For instance, through the economic action plan, the government initiated a clean energy fund. This fund is providing nearly $795 million to support research and development projects to advance Canadian leadership in clean energy technologies. This program is already off to a good start. To date, the clean energy fund is supporting two large-scale carbon capture and storage projects in Alberta totalling $150 million. The goal of the clean energy fund is to help create a variety of clean energy technologies and knowledge needed to ensure that these technologies are widely used in the future.
Our government is committed to sustainable resource development in all sectors. Bill C-45 expands the eligibility for the accelerated capital cost allowance for clean energy generation equipment to include a broader range of bioenergy equipment, and phases out the corporate mineral exploration and development tax credit, and phases out the Atlantic investment tax credit for activities related to the oil and gas and mining sectors. These shifts will create a more level playing field for taxation in the energy sector and will support a new generation of clean energy producers.

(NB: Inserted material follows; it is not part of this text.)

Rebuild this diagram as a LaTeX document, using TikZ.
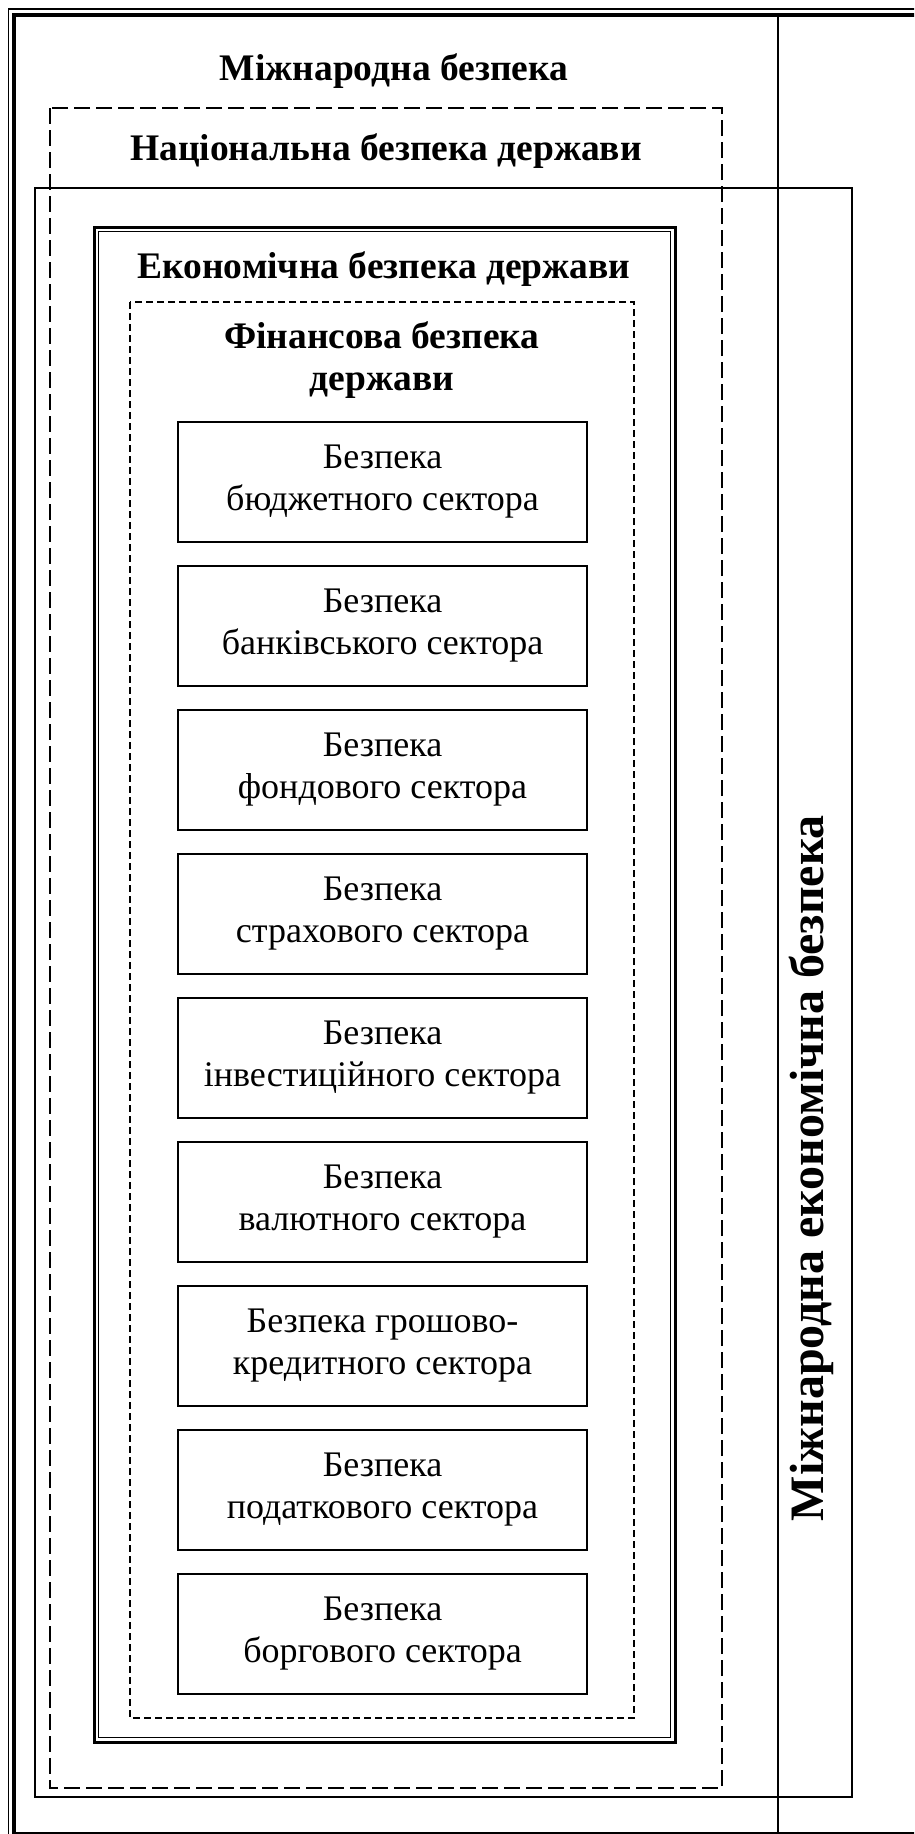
\documentclass[tikz,border=0pt]{standalone}
\usepackage{fontspec}
\setmainfont{Liberation Serif}
\begin{document}
\begin{tikzpicture}[x=1pt,y=-1pt,
  sector/.style={draw, line width=1.6pt, minimum width=409pt, minimum height=120pt, align=center, inner sep=0pt, font=\fontsize{36}{42}\selectfont},
  head/.style={font=\bfseries\fontsize{37.5}{42}\selectfont, align=center, inner sep=0pt},
  ndash/.style={line width=1.8pt, dash pattern=on 16pt off 6pt},
  fdash/.style={line width=1.5pt, dash pattern=on 7pt off 4pt},
  thinline/.style={line width=1.5pt},
  thickline/.style={line width=4pt}
]
\path[use as bounding box] (0,0) rectangle (914,1834);
\clip (0,0) rectangle (914,1834);
% outer frame (international security)
\draw[thinline] (8.5,1900) -- (8.5,9) -- (1000,9);
\draw[thickline] (1000,14.5) -- (13.5,14.5) -- (13.5,1833.5) -- (1000,1833.5);
\draw[thinline] (778,14) -- (778,1834);
% international economic security
\draw[line width=1.8pt] (35,188) rectangle (852,1797);
% national security
\draw[ndash] (50,108) rectangle (722,1788);
% economic security (double frame)
\draw[line width=3pt] (94,227) rectangle (675,1742);
\draw[line width=1.2pt] (98.5,231.5) rectangle (670.5,1737.5);
% financial security
\draw[fdash] (130,302) rectangle (634,1718);
% headings
\node[head, anchor=base] (intl) at (394,80) {Міжнародна безпека};
\node[head, anchor=base] (natl) at (386,160) {Національна безпека держави};
\node[head, anchor=base] (econ) at (384,278) {Економічна безпека держави};
\node[head] (fin) at (382,360) {Фінансова безпека\\держави};
\node[head, font=\bfseries\fontsize{48}{54}\selectfont, rotate=90] (iecon) at (811,1168) {Міжнародна економічна безпека};
% sectors
\foreach \i/\t in {0/{Безпека\\бюджетного сектора},
                   1/{Безпека\\банківського сектора},
                   2/{Безпека\\фондового сектора},
                   3/{Безпека\\страхового сектора},
                   4/{Безпека\\інвестиційного сектора},
                   5/{Безпека\\валютного сектора},
                   6/{Безпека грошово-\\кредитного сектора},
                   7/{Безпека\\податкового сектора},
                   8/{Безпека\\боргового сектора}}{
  \node[sector] (s\i) at (382.5,{482+144*\i}) {\t};
}
\end{tikzpicture}
\end{document}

We will continue to work hard to create the necessary conditions in the economy that will bring new jobs, growth and long-term prosperity. Though we are on track for the Canadian economy and Canadian families, with over 820,000 net new jobs created since July 2009, we will work as hard as ever to honour our commitment to Canadians to be global leaders in economic stewardship. Against the backdrop of a fragile global economy, especially in Europe and the United States, our largest trading partners, we will continue to make economic stability and prosperity a bedrock priority.

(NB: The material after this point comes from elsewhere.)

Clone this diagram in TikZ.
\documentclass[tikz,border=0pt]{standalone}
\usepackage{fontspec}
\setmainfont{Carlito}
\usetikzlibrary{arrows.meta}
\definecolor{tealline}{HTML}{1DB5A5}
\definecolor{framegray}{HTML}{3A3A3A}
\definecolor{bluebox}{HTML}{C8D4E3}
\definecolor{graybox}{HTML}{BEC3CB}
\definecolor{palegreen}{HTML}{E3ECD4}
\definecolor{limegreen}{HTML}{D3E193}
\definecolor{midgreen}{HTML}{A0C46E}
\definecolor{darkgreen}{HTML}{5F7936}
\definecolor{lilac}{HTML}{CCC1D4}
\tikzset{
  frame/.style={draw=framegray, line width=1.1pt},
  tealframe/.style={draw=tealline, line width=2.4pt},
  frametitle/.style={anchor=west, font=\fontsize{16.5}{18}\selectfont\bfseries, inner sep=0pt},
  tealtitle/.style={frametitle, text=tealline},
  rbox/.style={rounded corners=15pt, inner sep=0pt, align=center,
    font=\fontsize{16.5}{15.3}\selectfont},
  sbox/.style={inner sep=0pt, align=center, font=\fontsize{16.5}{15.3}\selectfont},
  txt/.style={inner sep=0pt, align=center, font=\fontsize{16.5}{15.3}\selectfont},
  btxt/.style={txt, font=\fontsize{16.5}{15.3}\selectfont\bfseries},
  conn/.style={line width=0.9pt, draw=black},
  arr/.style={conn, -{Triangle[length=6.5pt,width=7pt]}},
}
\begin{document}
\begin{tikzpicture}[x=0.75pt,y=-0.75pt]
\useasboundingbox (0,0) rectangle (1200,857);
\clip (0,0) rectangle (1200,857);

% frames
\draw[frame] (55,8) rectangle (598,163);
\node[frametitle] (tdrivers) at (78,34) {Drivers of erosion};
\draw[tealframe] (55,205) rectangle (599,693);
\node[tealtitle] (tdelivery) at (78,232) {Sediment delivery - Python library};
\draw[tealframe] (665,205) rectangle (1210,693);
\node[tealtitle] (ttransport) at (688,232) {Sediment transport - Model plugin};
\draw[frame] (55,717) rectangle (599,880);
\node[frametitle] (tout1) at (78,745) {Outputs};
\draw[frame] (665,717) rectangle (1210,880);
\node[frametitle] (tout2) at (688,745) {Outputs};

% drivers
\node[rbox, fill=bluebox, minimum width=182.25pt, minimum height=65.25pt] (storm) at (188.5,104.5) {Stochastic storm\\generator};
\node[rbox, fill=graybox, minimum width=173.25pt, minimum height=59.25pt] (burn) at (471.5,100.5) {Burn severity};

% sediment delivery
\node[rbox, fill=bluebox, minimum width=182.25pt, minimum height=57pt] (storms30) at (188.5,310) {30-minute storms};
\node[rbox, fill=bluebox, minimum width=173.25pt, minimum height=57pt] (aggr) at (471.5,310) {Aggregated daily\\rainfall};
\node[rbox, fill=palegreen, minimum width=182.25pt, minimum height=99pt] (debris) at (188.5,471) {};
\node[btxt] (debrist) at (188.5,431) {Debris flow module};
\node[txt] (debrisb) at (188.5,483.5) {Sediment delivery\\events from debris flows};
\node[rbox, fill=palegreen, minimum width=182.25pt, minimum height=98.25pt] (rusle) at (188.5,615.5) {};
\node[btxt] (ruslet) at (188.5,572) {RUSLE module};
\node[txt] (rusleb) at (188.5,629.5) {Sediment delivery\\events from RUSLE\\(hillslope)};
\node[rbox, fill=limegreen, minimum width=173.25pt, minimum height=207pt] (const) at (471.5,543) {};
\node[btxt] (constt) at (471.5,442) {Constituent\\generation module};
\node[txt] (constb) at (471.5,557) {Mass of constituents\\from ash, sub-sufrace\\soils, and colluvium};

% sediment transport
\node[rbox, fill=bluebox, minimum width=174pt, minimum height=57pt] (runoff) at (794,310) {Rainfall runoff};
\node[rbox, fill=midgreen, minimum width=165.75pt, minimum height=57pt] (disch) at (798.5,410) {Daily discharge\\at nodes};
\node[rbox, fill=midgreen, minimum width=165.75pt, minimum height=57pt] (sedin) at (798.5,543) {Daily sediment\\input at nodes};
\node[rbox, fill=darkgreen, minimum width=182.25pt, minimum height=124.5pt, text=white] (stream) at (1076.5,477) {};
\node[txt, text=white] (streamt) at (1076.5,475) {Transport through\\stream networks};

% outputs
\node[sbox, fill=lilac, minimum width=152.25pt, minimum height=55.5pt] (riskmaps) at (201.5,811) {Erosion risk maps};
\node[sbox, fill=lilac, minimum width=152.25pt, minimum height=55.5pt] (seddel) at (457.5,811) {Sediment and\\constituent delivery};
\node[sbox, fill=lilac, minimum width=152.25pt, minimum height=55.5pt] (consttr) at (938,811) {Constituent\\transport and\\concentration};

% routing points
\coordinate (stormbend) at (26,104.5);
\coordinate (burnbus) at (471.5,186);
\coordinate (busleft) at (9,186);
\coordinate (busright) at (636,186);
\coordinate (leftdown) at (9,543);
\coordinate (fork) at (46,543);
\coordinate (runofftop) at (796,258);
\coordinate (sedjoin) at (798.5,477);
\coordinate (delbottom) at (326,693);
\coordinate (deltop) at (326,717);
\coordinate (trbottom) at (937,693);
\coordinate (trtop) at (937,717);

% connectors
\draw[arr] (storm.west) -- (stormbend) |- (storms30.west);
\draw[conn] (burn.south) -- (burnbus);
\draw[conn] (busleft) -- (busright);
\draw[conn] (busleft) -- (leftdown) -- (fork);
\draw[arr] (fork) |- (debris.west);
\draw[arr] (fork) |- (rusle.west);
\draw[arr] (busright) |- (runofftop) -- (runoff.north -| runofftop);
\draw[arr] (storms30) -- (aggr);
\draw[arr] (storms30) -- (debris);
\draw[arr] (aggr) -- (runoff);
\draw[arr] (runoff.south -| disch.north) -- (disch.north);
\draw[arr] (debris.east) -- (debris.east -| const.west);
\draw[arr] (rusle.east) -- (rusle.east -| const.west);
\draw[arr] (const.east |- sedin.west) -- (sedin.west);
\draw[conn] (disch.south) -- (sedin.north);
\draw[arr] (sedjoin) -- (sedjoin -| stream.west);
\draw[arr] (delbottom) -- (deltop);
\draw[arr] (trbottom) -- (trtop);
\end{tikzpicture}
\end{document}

The people who gave me the great honour of representing Edmonton Centre expect things to get done here in Ottawa. Budget 2012 and Canada's economic action plan are doing just that. This is not the time to rest on our laurels, to sit back and let partisanship get in the way of delivering results for Canadians.
I would like to speak for a couple of minutes to the nationwide economic benefits of activity in Alberta. Contrary to some recent regrettable remarks by a couple of members opposite, which I will not bother to dwell on, it is the job of Alberta MPs to represent all that our province is and all that it has to offer to the rest of Canada. That is no different from the job of MPs from every part of this country. At the same time, we all have a responsibility to be part of a much bigger picture and that is the picture of Canada.

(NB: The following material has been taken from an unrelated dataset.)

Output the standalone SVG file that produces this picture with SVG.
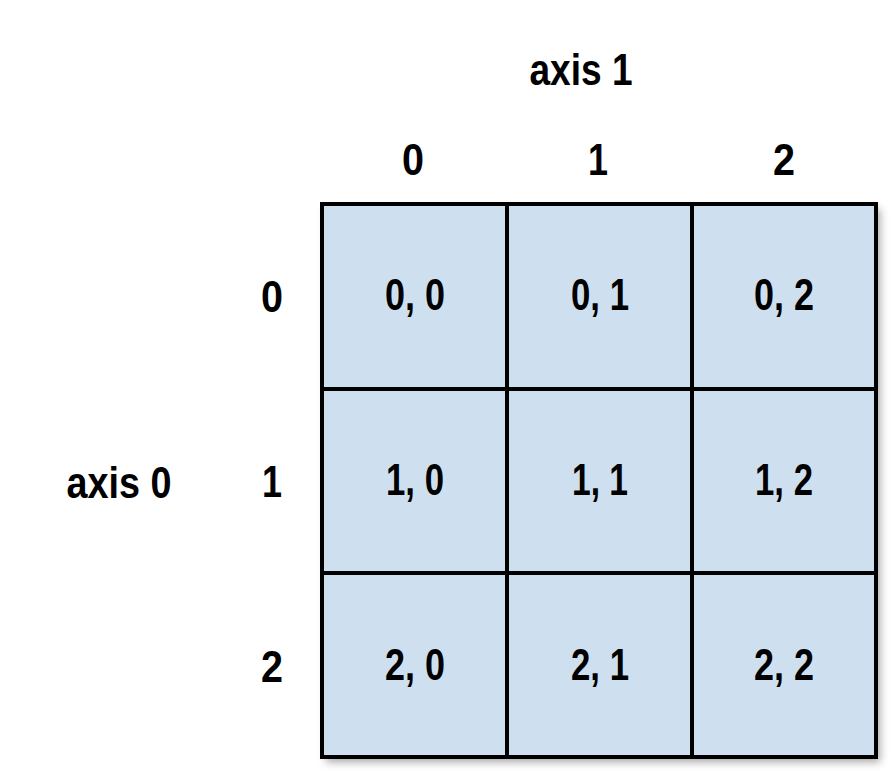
<svg xmlns="http://www.w3.org/2000/svg" width="894" height="779" viewBox="0 0 894 779">
<defs>
<filter id="sh" x="-10%" y="-10%" width="120%" height="120%">
<feDropShadow dx="4" dy="5" stdDeviation="4" flood-color="#000" flood-opacity="0.35"/>
</filter>
<style>
.cell rect{fill:#cee0f0;stroke:#000;stroke-width:4}
text{font-family:"Liberation Sans",Arial,sans-serif;font-weight:bold;font-size:45px;fill:#000;text-anchor:middle}
</style>
</defs>
<rect width="894" height="779" fill="#fff"/>
<rect x="322" y="204" width="554" height="553" fill="#cee0f0" filter="url(#sh)"/>
<g id="labels">
<text x="581" y="85" textLength="103" lengthAdjust="spacingAndGlyphs">axis 1</text>
<text x="119" y="498" textLength="105" lengthAdjust="spacingAndGlyphs">axis 0</text>
<text x="413" y="175" textLength="22" lengthAdjust="spacingAndGlyphs">0</text>
<text x="598" y="175" textLength="20" lengthAdjust="spacingAndGlyphs">1</text>
<text x="784" y="175" textLength="22" lengthAdjust="spacingAndGlyphs">2</text>
<text x="272" y="312" textLength="22" lengthAdjust="spacingAndGlyphs">0</text>
<text x="272" y="497" textLength="20" lengthAdjust="spacingAndGlyphs">1</text>
<text x="272" y="682" textLength="22" lengthAdjust="spacingAndGlyphs">2</text>
</g>
<g id="cell-0-0" class="cell"><rect x="322" y="204" width="185" height="185"/><text x="415" y="310" textLength="60" lengthAdjust="spacingAndGlyphs">0, 0</text></g>
<g id="cell-0-1" class="cell"><rect x="507" y="204" width="185" height="185"/><text x="600" y="310" textLength="58" lengthAdjust="spacingAndGlyphs">0, 1</text></g>
<g id="cell-0-2" class="cell"><rect x="692" y="204" width="184" height="185"/><text x="784" y="310" textLength="60" lengthAdjust="spacingAndGlyphs">0, 2</text></g>
<g id="cell-1-0" class="cell"><rect x="322" y="389" width="185" height="184"/><text x="415" y="495" textLength="58" lengthAdjust="spacingAndGlyphs">1, 0</text></g>
<g id="cell-1-1" class="cell"><rect x="507" y="389" width="185" height="184"/><text x="600" y="495" textLength="56" lengthAdjust="spacingAndGlyphs">1, 1</text></g>
<g id="cell-1-2" class="cell"><rect x="692" y="389" width="184" height="184"/><text x="784" y="495" textLength="58" lengthAdjust="spacingAndGlyphs">1, 2</text></g>
<g id="cell-2-0" class="cell"><rect x="322" y="573" width="185" height="184"/><text x="415" y="680" textLength="60" lengthAdjust="spacingAndGlyphs">2, 0</text></g>
<g id="cell-2-1" class="cell"><rect x="507" y="573" width="185" height="184"/><text x="600" y="680" textLength="58" lengthAdjust="spacingAndGlyphs">2, 1</text></g>
<g id="cell-2-2" class="cell"><rect x="692" y="573" width="184" height="184"/><text x="784" y="680" textLength="60" lengthAdjust="spacingAndGlyphs">2, 2</text></g>
<g id="connectors"/>
</svg>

While the resources in any province are technically the property of that province, Alberta MPs certainly understand that our natural resources are there for the benefit of the entire country. By an accident of geography and geology, Alberta and Saskatchewan have vast reserves of oil and gas to be developed for the national good. By an accident of geography and geology, Quebec is blessed with the capacity of hydro power, British Columbia with forestry and so on across the country. None of these accidents of nature make one part of the country better or worse than any other. What they do collectively is make us the richest country in the world in terms of natural resources. We should all be proud of that and we should all appreciate what each part of our great country offers to the overall good of each and every Canadian.
We should not be practising the politics of division. We should be preaching and practising the politics of unity and sharing a common bright future in Canada that is much more than merely the sum of its parts. All members of this House were elected to strengthen the economy and lay the foundation for jobs of tomorrow.
I am proud of our government's accomplishments to date but there is more to be done. I urge all members of this House to support the budget implementation act and allow it to continue to move forward in carrying out Canada's economic action plan.